§ WRITTEN INSTRUCTION
Locate each line containing the string "this" and copy it out.

>> Begin RECORDS FOR PROCESSING

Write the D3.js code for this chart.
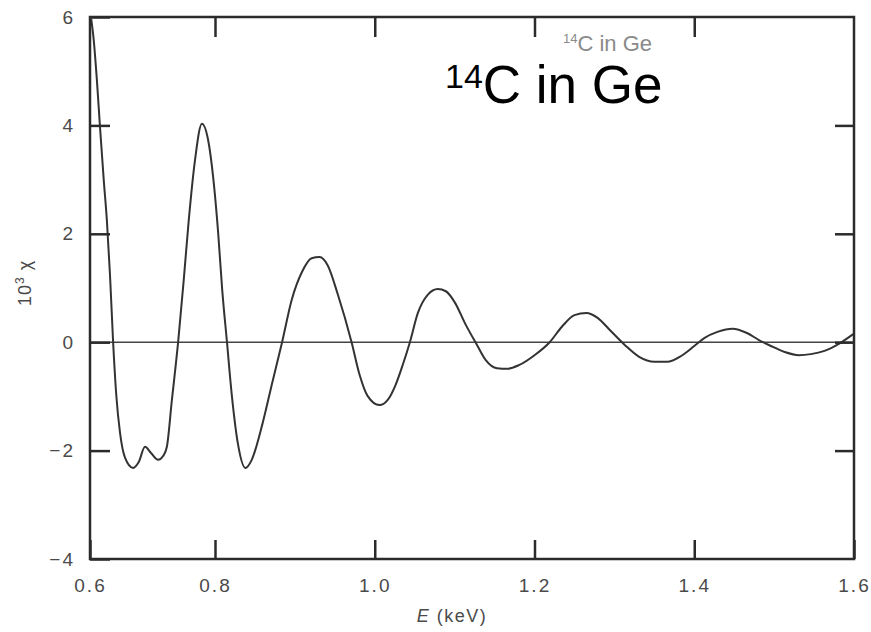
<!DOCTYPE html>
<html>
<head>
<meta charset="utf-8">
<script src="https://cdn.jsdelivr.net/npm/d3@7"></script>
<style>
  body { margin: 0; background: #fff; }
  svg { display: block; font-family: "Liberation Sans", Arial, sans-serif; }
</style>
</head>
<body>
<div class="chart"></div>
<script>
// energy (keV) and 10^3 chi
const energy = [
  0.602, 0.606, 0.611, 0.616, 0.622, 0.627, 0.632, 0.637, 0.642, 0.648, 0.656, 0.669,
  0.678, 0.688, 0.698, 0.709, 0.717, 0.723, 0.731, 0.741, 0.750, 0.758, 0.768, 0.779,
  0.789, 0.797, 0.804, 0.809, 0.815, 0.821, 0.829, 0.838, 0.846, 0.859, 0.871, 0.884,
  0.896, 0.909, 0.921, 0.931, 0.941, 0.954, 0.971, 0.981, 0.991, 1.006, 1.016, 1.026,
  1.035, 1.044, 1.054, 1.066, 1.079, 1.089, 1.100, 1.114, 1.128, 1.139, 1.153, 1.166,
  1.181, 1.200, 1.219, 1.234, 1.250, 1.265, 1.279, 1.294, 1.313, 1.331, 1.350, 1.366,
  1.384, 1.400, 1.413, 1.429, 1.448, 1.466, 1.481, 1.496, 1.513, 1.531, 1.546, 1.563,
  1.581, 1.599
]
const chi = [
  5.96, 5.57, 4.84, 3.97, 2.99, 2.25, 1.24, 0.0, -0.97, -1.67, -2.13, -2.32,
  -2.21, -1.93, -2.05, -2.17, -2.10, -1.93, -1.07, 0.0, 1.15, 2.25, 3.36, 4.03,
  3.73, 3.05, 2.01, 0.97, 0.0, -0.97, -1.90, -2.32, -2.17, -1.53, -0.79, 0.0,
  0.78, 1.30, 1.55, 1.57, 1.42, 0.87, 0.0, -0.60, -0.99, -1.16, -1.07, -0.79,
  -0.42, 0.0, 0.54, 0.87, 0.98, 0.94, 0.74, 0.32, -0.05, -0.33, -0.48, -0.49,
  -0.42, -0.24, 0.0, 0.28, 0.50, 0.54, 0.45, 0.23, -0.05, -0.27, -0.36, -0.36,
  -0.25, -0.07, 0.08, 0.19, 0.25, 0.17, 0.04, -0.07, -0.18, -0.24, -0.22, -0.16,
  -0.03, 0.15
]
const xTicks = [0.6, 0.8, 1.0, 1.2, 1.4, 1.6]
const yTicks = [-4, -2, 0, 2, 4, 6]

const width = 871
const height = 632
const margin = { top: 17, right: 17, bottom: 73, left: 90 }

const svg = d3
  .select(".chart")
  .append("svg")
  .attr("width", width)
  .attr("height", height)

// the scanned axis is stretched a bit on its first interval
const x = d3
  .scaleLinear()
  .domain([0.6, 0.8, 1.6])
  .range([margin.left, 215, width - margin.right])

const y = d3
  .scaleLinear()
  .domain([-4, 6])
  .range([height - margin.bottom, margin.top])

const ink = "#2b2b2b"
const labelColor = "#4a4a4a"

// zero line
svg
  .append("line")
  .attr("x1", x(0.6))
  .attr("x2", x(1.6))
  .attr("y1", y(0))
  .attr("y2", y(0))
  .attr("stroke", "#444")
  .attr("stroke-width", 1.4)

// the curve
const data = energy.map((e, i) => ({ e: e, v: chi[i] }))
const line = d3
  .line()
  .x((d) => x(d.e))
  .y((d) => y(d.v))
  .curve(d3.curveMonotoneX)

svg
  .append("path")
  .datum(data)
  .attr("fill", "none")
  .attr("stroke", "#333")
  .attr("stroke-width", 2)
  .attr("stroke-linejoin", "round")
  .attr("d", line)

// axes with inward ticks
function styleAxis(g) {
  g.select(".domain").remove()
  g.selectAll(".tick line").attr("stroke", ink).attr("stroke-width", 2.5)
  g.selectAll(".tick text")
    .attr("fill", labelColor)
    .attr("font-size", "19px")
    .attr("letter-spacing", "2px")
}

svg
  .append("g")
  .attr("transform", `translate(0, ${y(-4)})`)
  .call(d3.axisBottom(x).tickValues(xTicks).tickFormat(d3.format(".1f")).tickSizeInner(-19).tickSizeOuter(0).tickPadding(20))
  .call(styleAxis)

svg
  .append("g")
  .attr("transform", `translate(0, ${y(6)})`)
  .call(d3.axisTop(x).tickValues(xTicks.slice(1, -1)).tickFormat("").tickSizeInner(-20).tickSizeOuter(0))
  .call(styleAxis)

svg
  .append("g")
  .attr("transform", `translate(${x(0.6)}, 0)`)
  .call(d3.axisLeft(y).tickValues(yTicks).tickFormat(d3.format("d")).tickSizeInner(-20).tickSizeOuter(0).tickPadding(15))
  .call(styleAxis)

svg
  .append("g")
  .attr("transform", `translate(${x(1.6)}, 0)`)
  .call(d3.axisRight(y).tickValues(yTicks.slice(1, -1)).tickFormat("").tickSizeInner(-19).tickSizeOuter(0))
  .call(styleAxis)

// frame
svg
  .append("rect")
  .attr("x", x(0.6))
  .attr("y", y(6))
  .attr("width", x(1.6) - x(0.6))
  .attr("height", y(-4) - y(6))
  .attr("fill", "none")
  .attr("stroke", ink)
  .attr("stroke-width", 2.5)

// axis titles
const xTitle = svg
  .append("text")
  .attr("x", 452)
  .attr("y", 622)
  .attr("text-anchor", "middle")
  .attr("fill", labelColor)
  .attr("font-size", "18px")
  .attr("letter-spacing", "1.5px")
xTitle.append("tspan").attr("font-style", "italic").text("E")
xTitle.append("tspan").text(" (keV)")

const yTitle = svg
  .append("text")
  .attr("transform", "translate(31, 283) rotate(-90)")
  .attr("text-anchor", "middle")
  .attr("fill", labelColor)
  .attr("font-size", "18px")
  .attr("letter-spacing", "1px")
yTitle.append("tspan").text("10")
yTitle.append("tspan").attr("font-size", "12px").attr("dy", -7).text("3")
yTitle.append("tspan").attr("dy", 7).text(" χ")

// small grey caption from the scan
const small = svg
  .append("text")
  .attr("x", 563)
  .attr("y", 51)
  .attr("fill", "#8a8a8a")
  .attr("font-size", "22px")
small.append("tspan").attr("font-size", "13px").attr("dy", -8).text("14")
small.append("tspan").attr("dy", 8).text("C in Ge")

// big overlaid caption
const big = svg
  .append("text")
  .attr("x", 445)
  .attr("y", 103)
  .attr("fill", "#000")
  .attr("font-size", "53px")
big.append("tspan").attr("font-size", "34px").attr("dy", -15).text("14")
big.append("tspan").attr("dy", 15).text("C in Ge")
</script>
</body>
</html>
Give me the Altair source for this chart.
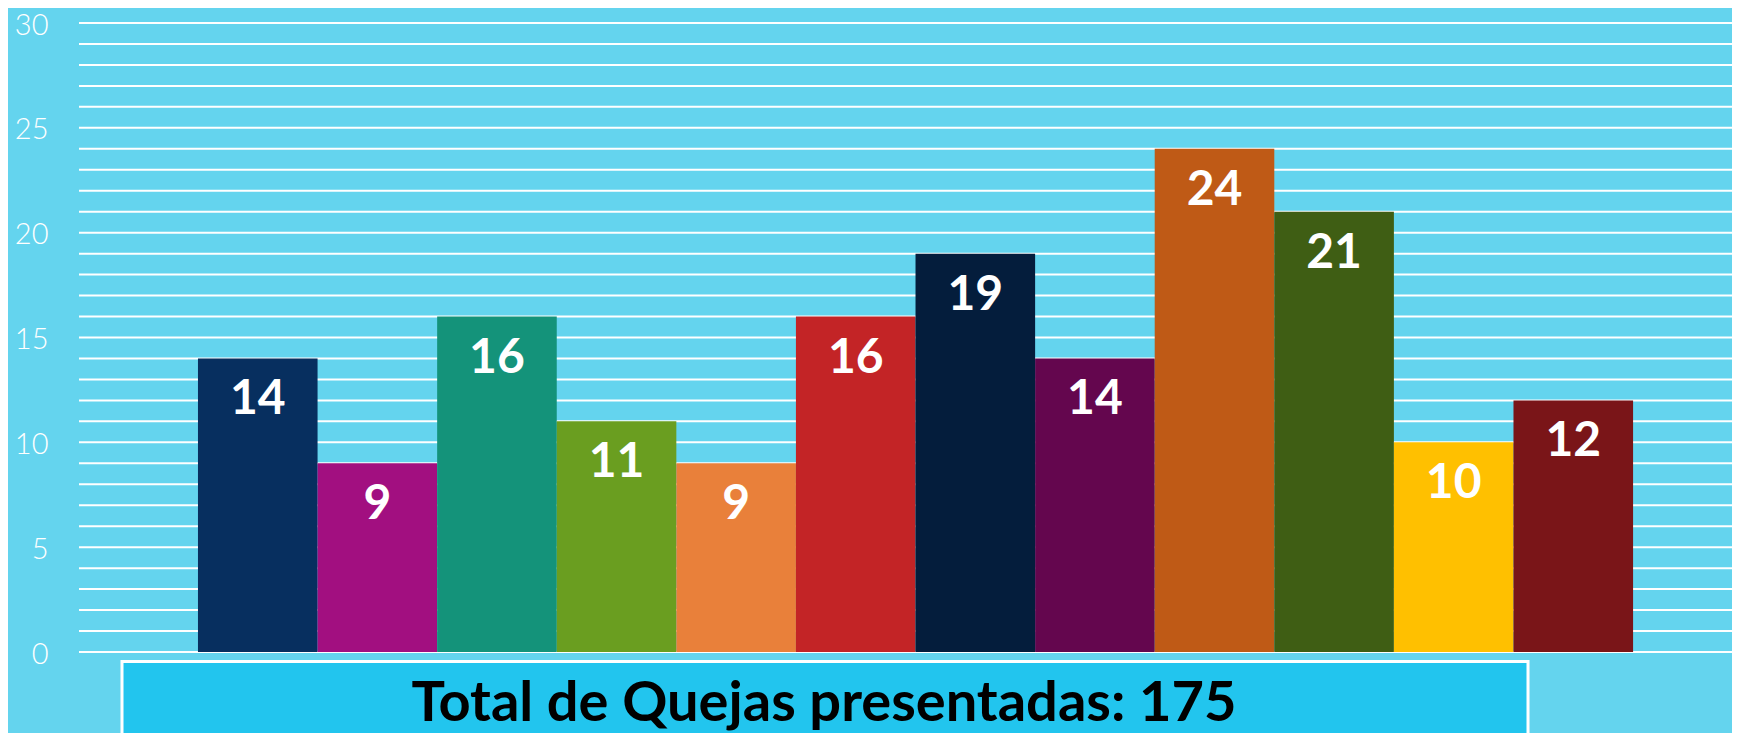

>> End RECORDS FOR PROCESSING

§ WRITTEN REPLY
Write the D3.js code for this chart.
Give me the Altair source for this chart.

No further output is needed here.